Consider a ball B and let $f(x) \in L^1(B)$ such that $\int_B f(x) dx = 0$. Furtheremore, there exists a closed set $E \subset B$ such that $f|_E$ is Lipschitz. The standard Lipschitz extension theorem gives a function $g$ which is Lipschitz on $B$ such that $g|_E=f$.
My question is the following: Is there a construction that additionally gives $\int_B g(x) dx = 0$?
In the standard Lipschitz extension theorem, one can keep the Lipschitz constant the same in the extension. In this case, that will be impossible.

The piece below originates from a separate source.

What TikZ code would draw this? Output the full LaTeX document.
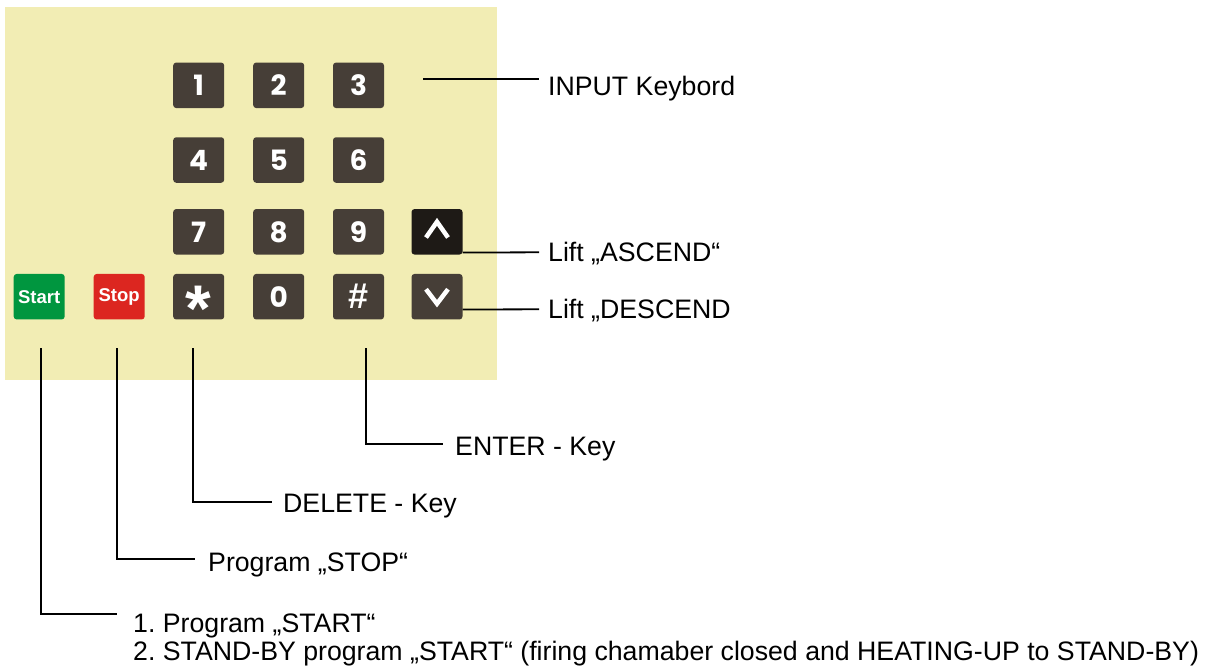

To see this, let $B=B_1$ denote the unit ball in $\mathbb{R}^n$. It is not too hard to imagine a function $f$ with $f=1$ in $B_r$ and $\int_B f = 0$ for each $r<1$. The Lipschitz constant of $f$ must be at the very least $r^{-1}$ (because $f<0$ must be true somewhere in $B_1 \setminus B_r$), but the Lipschitz constant of $f$ in $B_r$ is $0$ (because it is constant).
So we cannot hope for any quantitative bound on the Lipschitz constant of such an extension. On the other hand, it is not hard to construct an extension that also satisfies $\int_B f = 0$. Given any extension, we can take a small ball in $B_1\setminus E$ and add a suitably scaled bump function supported on this ball. This will increase the Lipschitz constant (but we cannot hope for any control on this anyway), but it will remain Lipschitz and have the correct integral.